Se scompare l’Homo Diplomaticus. L’era postclausewitziana
Peggio della guerra, vi è solo, come ha recentemente sostenuto Andrea Riccardi in occasione dell’incontro per la pace tenutosi a Parigi, la sua riabilitazione. Viviamo in un’epoca storica caratterizzata da un’enorme contraddizione: da un lato la soglia etica su cui si regola la convivenza umana, sia nelle nostre società che nel più ampio contesto internazionale, non è mai stata così alta, dall’altro l’escalation nell’uso della forza è tornata a essere come in passato incondizionata, all’insegna del victory, whatever it takes.
Apparentemente le guerre non hanno sparso sangue invano, se è vero che molti principi di diritto internazionale, un tempo solamente proclamati, oggi vengono presi più sul serio.
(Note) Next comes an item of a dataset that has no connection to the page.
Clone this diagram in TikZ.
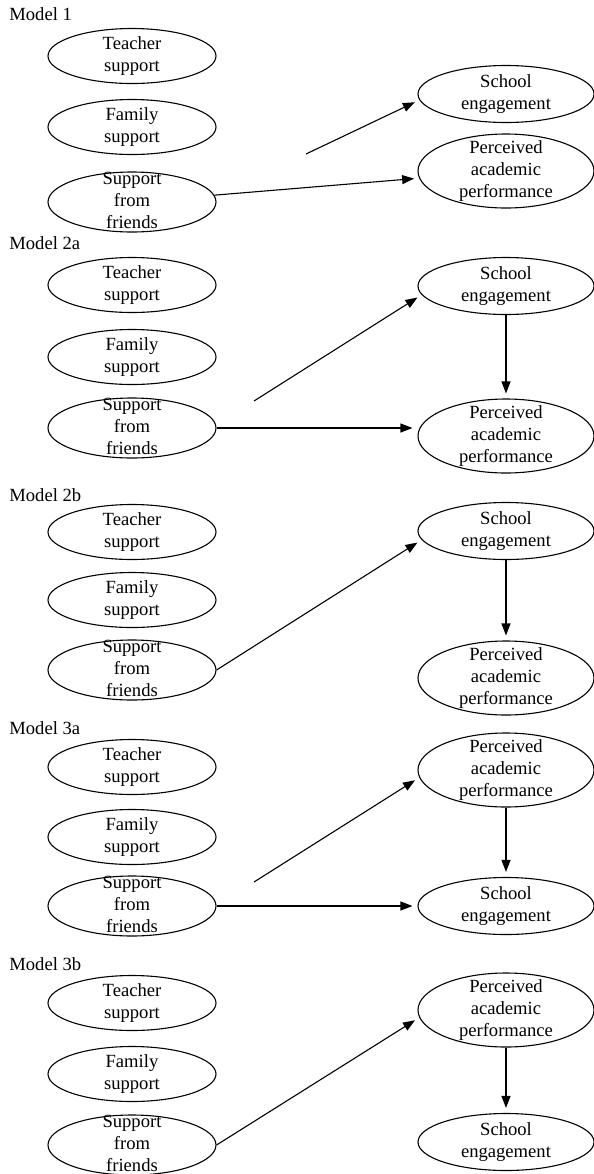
\documentclass[tikz,border=0pt]{standalone}
\usepackage{fontspec}
\setmainfont{Liberation Serif}
\usetikzlibrary{shapes.geometric,arrows.meta}

\newcommand{\ovaltext}[1]{\smash{\raisebox{-2.25pt}{\begin{tabular}{@{}c@{}}#1\end{tabular}}}}

\begin{document}
\begin{tikzpicture}[
   x = 0.5pt, y = -0.5pt,
   every node/.style = {font=\fontsize{9.3}{11}\selectfont, text=black},
   oval/.style = {draw, ellipse, line width=0.55pt, inner sep=0pt,
      minimum width=84pt, minimum height=27.5pt},
   tall/.style = {oval, minimum height=30pt},
   goal/.style = {oval, minimum width=88pt, minimum height=28.5pt},
   goaltall/.style = {oval, minimum width=88pt, minimum height=37pt},
   effect/.style = {-{Triangle[length=6pt,width=4.5pt]}, line width=0.55pt,
      shorten >=2.5pt},
   modellabel/.style = {anchor=west, inner sep=0pt},
]
   \useasboundingbox (0,0) rectangle (594,1174);
   % model 1
   \node [modellabel] (m1) at (9,14) {Model 1};
   \node [oval] (m1teacher) at (132,56) {\ovaltext{Teacher\\support}};
   \node [oval] (m1family) at (132,127) {\ovaltext{Family\\support}};
   \node [tall] (m1friends) at (132,202) {\ovaltext{Support\\from\\friends}};
   \node [goal] (m1school) at (506,94) {\ovaltext{School\\engagement}};
   \node [goaltall] (m1perc) at (506,171)
      {\ovaltext{Perceived\\academic\\performance}};
   \coordinate (m1start) at (306,154);
   \draw [effect] (m1start) -- (m1school.184);
   \draw [effect] (m1friends) -- (m1perc);
   % model 2a
   \node [modellabel] (m2a) at (9,243) {Model 2a};
   \node [oval] (m2ateacher) at (132,285) {\ovaltext{Teacher\\support}};
   \node [oval] (m2afamily) at (132,357) {\ovaltext{Family\\support}};
   \node [tall] (m2afriends) at (132,428) {\ovaltext{Support\\from\\friends}};
   \node [goal] (m2aschool) at (506,286) {\ovaltext{School\\engagement}};
   \node [goaltall] (m2aperc) at (506,436)
      {\ovaltext{Perceived\\academic\\performance}};
   \coordinate (m2astart) at (254,401);
   \draw [effect] (m2astart) -- (m2aschool.186);
   \draw [effect] (m2afriends.east) -- (m2afriends.east -| m2aperc.west);
   \draw [effect] (m2aschool) -- (m2aperc);
   % model 2b
   \node [modellabel] (m2b) at (9,495) {Model 2b};
   \node [oval] (m2bteacher) at (132,532) {\ovaltext{Teacher\\support}};
   \node [oval] (m2bfamily) at (132,600) {\ovaltext{Family\\support}};
   \node [tall] (m2bfriends) at (132,670) {\ovaltext{Support\\from\\friends}};
   \node [goal] (m2bschool) at (506,531) {\ovaltext{School\\engagement}};
   \node [goaltall] (m2bperc) at (506,678)
      {\ovaltext{Perceived\\academic\\performance}};
   \draw [effect] (m2bfriends.east) -- (m2bschool.186);
   \draw [effect] (m2bschool) -- (m2bperc);
   % model 3a
   \node [modellabel] (m3a) at (9,728) {Model 3a};
   \node [oval] (m3ateacher) at (132,767) {\ovaltext{Teacher\\support}};
   \node [oval] (m3afamily) at (132,837) {\ovaltext{Family\\support}};
   \node [tall] (m3afriends) at (132,906) {\ovaltext{Support\\from\\friends}};
   \node [goaltall] (m3aperc) at (506,770)
      {\ovaltext{Perceived\\academic\\performance}};
   \node [goal] (m3aschool) at (506,906) {\ovaltext{School\\engagement}};
   \coordinate (m3astart) at (254,882);
   \draw [effect] (m3astart) -- (m3aperc.185);
   \draw [effect] (m3afriends) -- (m3aschool);
   \draw [effect] (m3aperc) -- (m3aschool);
   % model 3b
   \node [modellabel] (m3b) at (9,964) {Model 3b};
   \node [oval] (m3bteacher) at (132,1003) {\ovaltext{Teacher\\support}};
   \node [oval] (m3bfamily) at (132,1074) {\ovaltext{Family\\support}};
   \node [tall] (m3bfriends) at (132,1145) {\ovaltext{Support\\from\\friends}};
   \node [goaltall] (m3bperc) at (506,1010)
      {\ovaltext{Perceived\\academic\\performance}};
   \node [goal] (m3bschool) at (506,1142) {\ovaltext{School\\engagement}};
   \draw [effect] (m3bfriends.east) -- (m3bperc.185);
   \draw [effect] (m3bperc) -- (m3bschool);
\end{tikzpicture}
\end{document}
La globalizzazione ha accentuato questa uniformazione etico-normativa di carattere positivista, stimolando un senso di comunità globale, di cui almeno in una certa misura i governi devono tener conto. Esagerando, Simon Anholt ha definito l’opinione pubblica una «superpotenza»; certo essa, più che mai orientabile, è in grado di imporre e condizionare politiche. Anche il sistema onusiano, sempre più aperto agli influssi degli attori non statuali, ha cavalcato il globalismo amplificando le voci della società civile. Tuttavia, il piatto della bilancia si piega dalla parte del male. Stiamo perdendo, per ragioni anagrafiche, i testimoni dell’era dell’orrore, senza i quali anche coltivare la memoria risulterà più difficile. Inoltre non è stata alterata la natura fondamentalmente anarchica del contesto internazionale.